Trust me, I know it to be true.

Plus, your stuff is outstanding! And, I ain't just shinin' ya'. Write for you. I always enjoy your posts. I always walk away thinking more deeply about the human condition...my condition...family...life in general.

Gordon said...

I'm lost in the Andys.

Letter writing is an art, blah, blah blah. But it is amazing how many letters educated people wrote 100 years ago.

Staci said...

There is something good and tangible that was lost when letter-writing went out of fashion. There is just something a bit thrilling about actually getting a hand-written letter in the mail.

Buck said...

What L-Andy sez about traffic is true. RSS feeds have screwed the traffic pooch... or at least the traffic stats.

You are read, you ARE appreciated. Would that more folks were less shy about commenting.

Andy said...

Yeah, what Buck said! I've actually quit looking at the Sitemeter for anything other than "search term" hits.

I only do that because it is entertaining as all get out!

Finally, Staci is easy to "thrill." Obviously.

Andy said...

Hi Staci. I love seeing new readers/commenters here. It's part of what makes this blogging wonderful.
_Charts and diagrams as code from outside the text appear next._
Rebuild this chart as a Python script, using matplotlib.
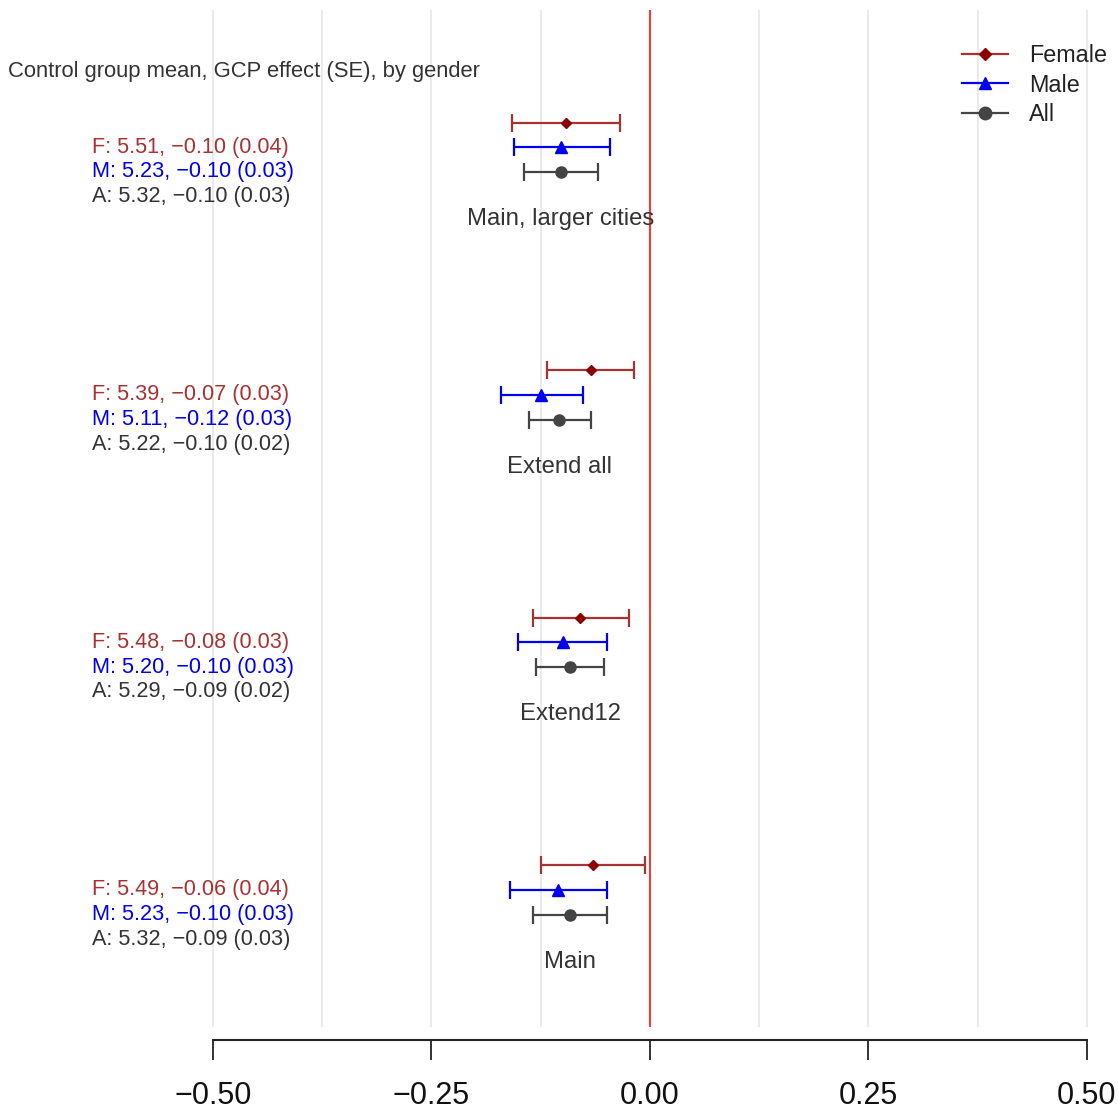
import matplotlib
matplotlib.use("Agg")
import matplotlib.pyplot as plt
from matplotlib.lines import Line2D
import numpy as np

plt.rcParams['font.family'] = ['Liberation Sans', 'DejaVu Sans']

# ---- data (bottom to top) ----
groups = ["Main", "Extend12", "Extend all", "Main, larger cities"]

female_est = [-0.065, -0.080, -0.068, -0.0965]
female_lo = [-0.1247, -0.134, -0.118, -0.158]
female_hi = [-0.0054, -0.0244, -0.018, -0.0347]

male_est = [-0.105, -0.100, -0.125, -0.102]
male_lo = [-0.160, -0.1507, -0.171, -0.156]
male_hi = [-0.0492, -0.0488, -0.0767, -0.046]

all_est = [-0.0915, -0.0915, -0.104, -0.102]
all_lo = [-0.1335, -0.1308, -0.139, -0.1445]
all_hi = [-0.0492, -0.0523, -0.067, -0.0595]

female_labels = ["F: 5.49, \u22120.06 (0.04)", "F: 5.48, \u22120.08 (0.03)",
                 "F: 5.39, \u22120.07 (0.03)", "F: 5.51, \u22120.10 (0.04)"]
male_labels = ["M: 5.23, \u22120.10 (0.03)", "M: 5.20, \u22120.10 (0.03)",
               "M: 5.11, \u22120.12 (0.03)", "M: 5.23, \u22120.10 (0.03)"]
all_labels = ["A: 5.32, \u22120.09 (0.03)", "A: 5.29, \u22120.09 (0.02)",
              "A: 5.22, \u22120.10 (0.02)", "A: 5.32, \u22120.10 (0.03)"]

xticks = [-0.50, -0.25, 0.00, 0.25, 0.50]
xtick_labels = ["\u22120.50", "\u22120.25", "0.00", "0.25", "0.50"]
grid_x = [-0.5, -0.375, -0.25, -0.125, 0.125, 0.25, 0.375, 0.5]

title = "Control group mean, GCP effect (SE), by gender"
series_names = ["Female", "Male", "All"]

# ---- colours ----
c_f_line = "#A83232"
c_f_mark = "#8B0000"
c_m = "#0000EE"
c_a = "#444444"
c_text = "#333333"

W, H = 1118, 1115
fig = plt.figure(figsize=(W / 100, H / 100), dpi=100)
ax = fig.add_axes([0, 0, 1, 1])

# pixel <-> data mapping
x0 = -0.5 - 213 / 874
x1 = 0.5 + (W - 1087) / 874
y_top = (914.5 - 0) / 24.75
y_bot = (914.5 - H) / 24.75
ax.set_xlim(x0, x1)
ax.set_ylim(y_bot, y_top)

panel_top = (914.5 - 10) / 24.75
panel_bot = (914.5 - 1027) / 24.75

ax.vlines(grid_x, panel_bot, panel_top, color="#E8E8E8", lw=1.3, zorder=0)
ax.vlines([0.0], panel_bot, panel_top, color="#FF2020", lw=1.3, zorder=1)

gy = np.arange(len(groups)) * 10.0

def draw(est, lo, hi, yy, col, mcol, marker, ms):
    est = np.array(est)
    err = np.vstack([est - np.array(lo), np.array(hi) - est])
    return ax.errorbar(est, yy, xerr=err, fmt=marker, color=mcol, ecolor=col,
                       elinewidth=1.6, capsize=6.5, capthick=1.6, ms=ms,
                       zorder=3)

draw(female_est, female_lo, female_hi, gy + 2, c_f_line, c_f_mark, "D", 5)
draw(male_est, male_lo, male_hi, gy + 1, c_m, c_m, "^", 8)
draw(all_est, all_lo, all_hi, gy, c_a, c_a, "o", 8)

tx = -0.5 - (213 - 92) / 874
for i in range(len(groups)):
    ax.text(tx, gy[i] + 1, female_labels[i], color=c_f_line, fontsize=15.6,
            ha="left", va="center")
    ax.text(tx, gy[i], male_labels[i], color=c_m, fontsize=15.6,
            ha="left", va="center")
    ax.text(tx, gy[i] - 1, all_labels[i], color=c_text, fontsize=15.6,
            ha="left", va="center")
    ax.text(all_est[i], gy[i] - 1.9, groups[i], color=c_text, fontsize=17.2,
            ha="center", va="center")

ax.text(-0.5 - (213 - 8) / 874, (914.5 - 72) / 24.75, title, color=c_text,
        fontsize=15.8, ha="left", va="center")

# axis
for s in ["top", "right", "left"]:
    ax.spines[s].set_visible(False)
ax.spines["bottom"].set_position(("data", (914.5 - 1040) / 24.75))
ax.spines["bottom"].set_bounds(-0.5, 0.5)
ax.spines["bottom"].set_linewidth(1.5)
ax.spines["bottom"].set_color("#222222")
ax.set_xticks(xticks)
ax.set_xticklabels(xtick_labels)
ax.tick_params(axis="x", direction="out", length=14.5, width=1.3,
               color="#222222", labelsize=22, pad=15, labelcolor="#111111")
ax.set_yticks([])

# legend
handles = [
    Line2D([], [], color=c_f_line, marker="D", mfc=c_f_mark, mec=c_f_mark, ms=6, lw=1.6),
    Line2D([], [], color=c_m, marker="^", ms=9, lw=1.6),
    Line2D([], [], color=c_a, marker="o", ms=9, lw=1.6),
]
leg = fig.legend(handles, series_names, loc="upper left",
                 bbox_to_anchor=(962 / W, 1 - 44 / H), frameon=False,
                 fontsize=16.8, handlelength=1.97, handletextpad=0.9,
                 labelspacing=0.28, borderpad=0, borderaxespad=0)
for t in leg.get_texts():
    t.set_color("#222222")

fig.savefig("out.png", dpi=100)
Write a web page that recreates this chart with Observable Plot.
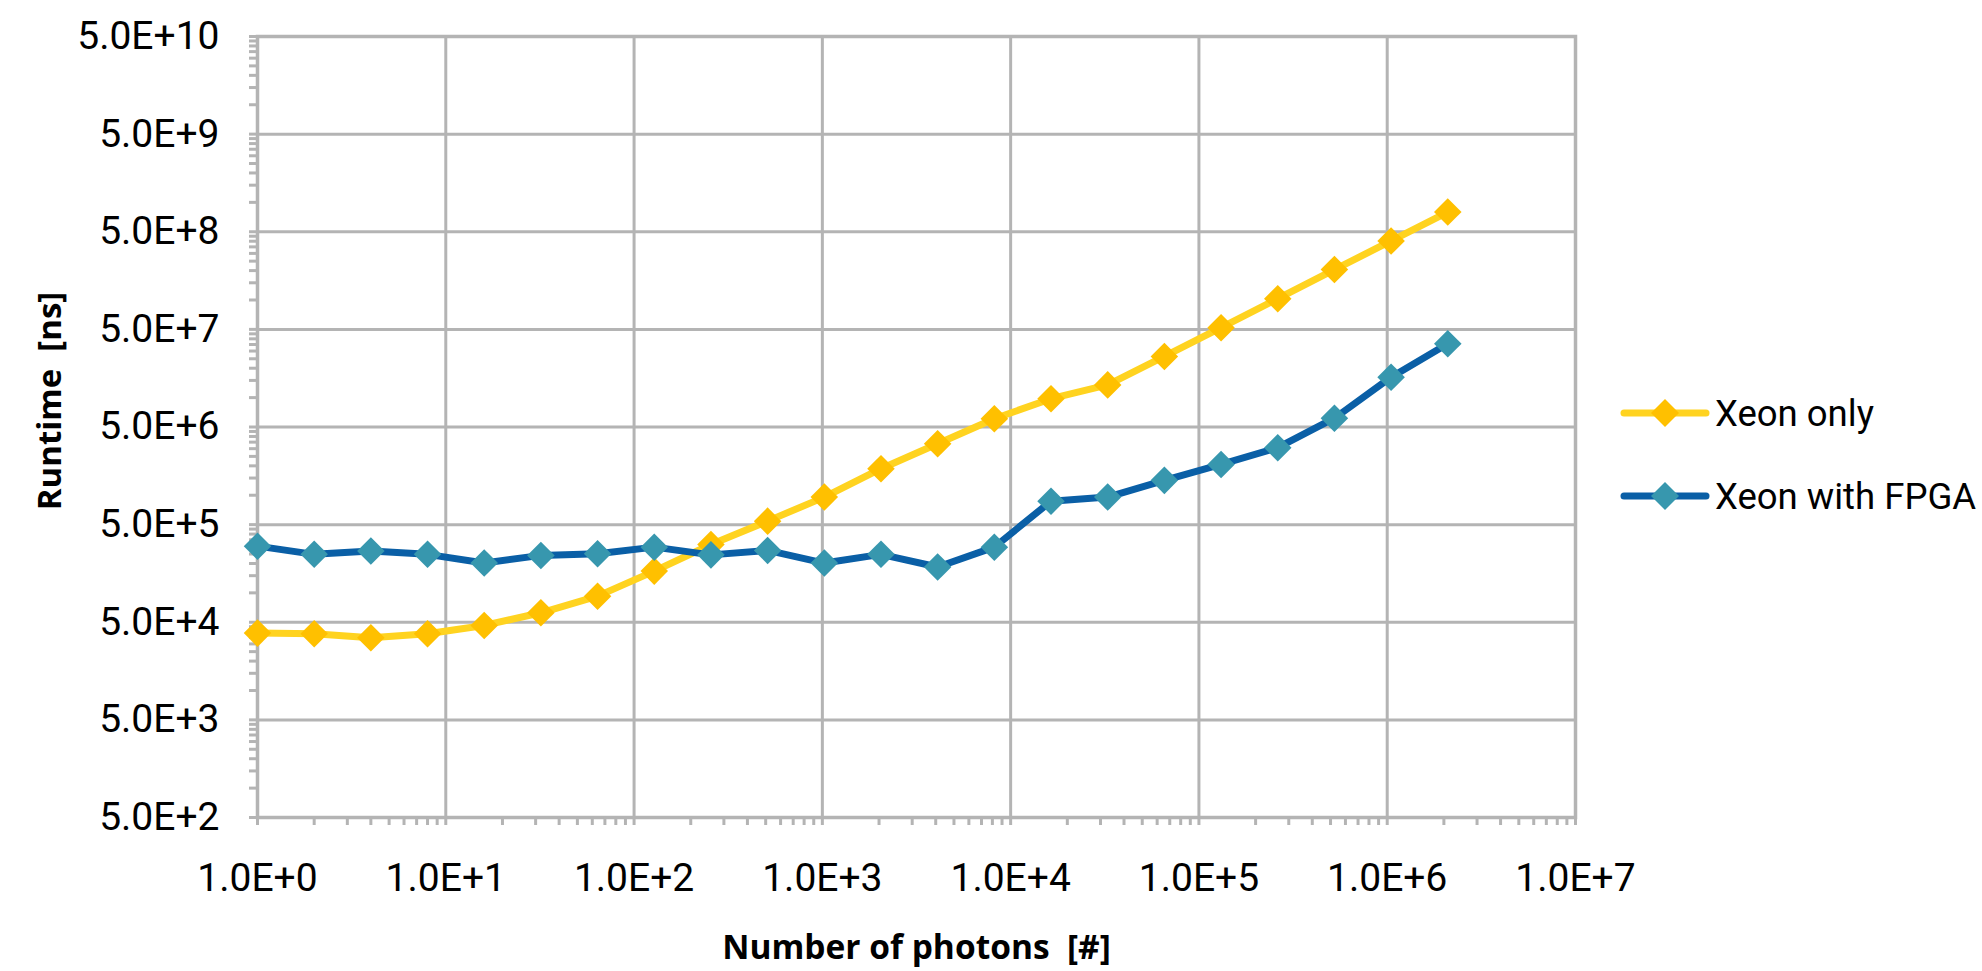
<!DOCTYPE html>
<html>
<head>
<meta charset="utf-8">
<script src="https://cdn.jsdelivr.net/npm/d3@7"></script>
<script src="https://cdn.jsdelivr.net/npm/@observablehq/plot@0.6"></script>
<style>
  html, body { margin: 0; padding: 0; background: #fff; }
  #wrap { position: relative; width: 1982px; height: 971px; overflow: hidden; }
  .legend { position: absolute; left: 0; top: 0; font-family: Roboto, sans-serif; font-size: 36.5px; color: #000; }
  .legend .row { position: absolute; display: flex; align-items: center; white-space: nowrap; height: 40px; }
  .legend svg { display: block; margin-right: 5px; }
</style>
</head>
<body>
<div id="wrap"></div>
<script>
// ---- data ----
const photons = [1, 2, 4, 8, 16, 32, 64, 128, 256, 512, 1024, 2048, 4096, 8192, 16384, 32768, 65536, 131072, 262144, 524288, 1048576, 2097152];
const xeonOnly = [38700, 38100, 34700, 38100, 46400, 62500, 92500, 167000, 313000, 543000, 957000, 1870000, 3370000, 6080000, 9750000, 13500000, 26400000, 52000000, 103000000, 205000000, 402000000, 796000000];
const xeonFPGA = [301000, 248000, 268000, 248000, 202000, 242000, 252000, 294000, 245000, 272000, 202000, 248000, 184000, 294000, 870000, 957000, 1420000, 2070000, 3070000, 6150000, 16200000, 35700000];
const seriesNames = ["Xeon only", "Xeon with FPGA"];
const lineColors = ["#FFD320", "#0A5FA6"];
const markerColors = ["#FFC000", "#3797AE"];

const xTickValues = [1, 10, 100, 1e3, 1e4, 1e5, 1e6, 1e7];
const xTickLabels = ["1.0E+0", "1.0E+1", "1.0E+2", "1.0E+3", "1.0E+4", "1.0E+5", "1.0E+6", "1.0E+7"];
const yTickValues = [5e2, 5e3, 5e4, 5e5, 5e6, 5e7, 5e8, 5e9, 5e10];
const yTickLabels = ["5.0E+2", "5.0E+3", "5.0E+4", "5.0E+5", "5.0E+6", "5.0E+7", "5.0E+8", "5.0E+9", "5.0E+10"];
const xLabel = "Number of photons\u00a0\u00a0[#]";
const yLabel = "Runtime\u00a0\u00a0[ns]";
const minorMultipliers = [1, 2, 3, 4, 5, 6, 7, 8, 9];

// ---- build ----
const gray = "#b4b4b4";
const xMinor = xTickValues.flatMap((v, i) => i < xTickValues.length - 1 ? minorMultipliers.map(k => v * k) : [v]);
const yMinor = yTickValues.flatMap((v, i) => i < yTickValues.length - 1 ? minorMultipliers.map(k => v * k) : [v]);

const seriesValues = [xeonOnly, xeonFPGA];
const rows = seriesValues.map((vals, s) => photons.map((p, i) => ({series: seriesNames[s], photons: p, runtime: vals[i]})));

const seriesMarks = rows.flatMap((data, s) => [
  Plot.line(data, {x: "photons", y: "runtime", stroke: lineColors[s], strokeWidth: 7, strokeLinejoin: "round", strokeLinecap: "round"}),
  Plot.dot(data, {x: "photons", y: "runtime", symbol: "diamond2", r: 12.4, fill: markerColors[s], stroke: "none"})
]);

const chart = Plot.plot({
  width: 1982,
  height: 971,
  marginLeft: 257,
  marginRight: 407,
  marginTop: 36,
  marginBottom: 154,
  style: {fontFamily: "Roboto, sans-serif", fontSize: "39px", color: "#000", background: "#fff", overflow: "visible"},
  x: {type: "log", domain: [1, 1e7]},
  y: {type: "log", domain: [5e2, 5e10]},
  marks: [
    Plot.gridX(xTickValues, {stroke: gray, strokeOpacity: 1, strokeWidth: 3}),
    Plot.gridY(yTickValues, {stroke: gray, strokeOpacity: 1, strokeWidth: 3}),
    Plot.frame({stroke: gray, strokeWidth: 3.5}),
    Plot.axisX(xMinor, {anchor: "bottom", tickSize: 8, tickFormat: () => "", stroke: gray, strokeWidth: 3, label: null}),
    Plot.axisY(yMinor, {anchor: "left", tickSize: 8, tickFormat: () => "", stroke: gray, strokeWidth: 3, label: null}),
    Plot.axisX(xTickValues, {anchor: "bottom", tickSize: 0, tickPadding: 46, tickFormat: d => xTickLabels[xTickValues.indexOf(d)], label: null}),
    Plot.text(yTickValues, {y: d => d, text: d => yTickLabels[yTickValues.indexOf(d)], frameAnchor: "left", textAnchor: "end", dx: -38, fontSize: 39, fill: "#000"}),
    ...seriesMarks,
    Plot.text([yLabel], {frameAnchor: "left", textAnchor: "middle", rotate: -90, dx: -207, dy: -26, fontWeight: "bold", fontSize: 33, fontFamily: "'Open Sans', sans-serif", fill: "#000"}),
    Plot.text([xLabel], {frameAnchor: "bottom", textAnchor: "middle", dy: 141, fontWeight: "bold", fontSize: 33.5, fontFamily: "'Open Sans', sans-serif", fill: "#000"})
  ]
});

const wrap = document.getElementById("wrap");
wrap.appendChild(chart);

// ---- legend ----
const legend = document.createElement("div");
legend.className = "legend";
const legendTops = [393, 476];
seriesNames.forEach((name, s) => {
  const row = document.createElement("div");
  row.className = "row";
  row.style.left = "1620px";
  row.style.top = legendTops[s] + "px";
  row.innerHTML =
    `<svg width="90" height="40" viewBox="0 0 90 40">
       <line x1="4" y1="20" x2="86" y2="20" stroke="${lineColors[s]}" stroke-width="7" stroke-linecap="round"/>
       <polygon points="45,6 59,20 45,34 31,20" fill="${markerColors[s]}"/>
     </svg><span>${name}</span>`;
  legend.appendChild(row);
});
wrap.appendChild(legend);
</script>
</body>
</html>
Welcome!

I know it is seen sometimes as a particular weakness to depend on the compliments of others, and that when it comes to things like writing, you are supposed to "do it for yourself." Great, sure. But I put this thing on the internet to be read, so I don't mind admitting that I am a bit put out by the apparent lack of interest that 2 plus years of what I see as good writing has gotten me. I worry that I cannot be successful as a writer if people don't want what I am selling.

And yes, by "successful" I do mean "make money." I want to quit my friggin job and write for a living, so I am more than a little interested in piquing interest in the reading masses. I would hate to throw away my income for a plan that is doomed.

Buck said...

I worry that I cannot be successful as a writer if people don't want what I am selling.

I'm amazed that you haven't picked up more regular readers than you have, especially since Gerard and Daph have linked you, often. Life just ain't fair sometimes. But **I** know quality when I see it.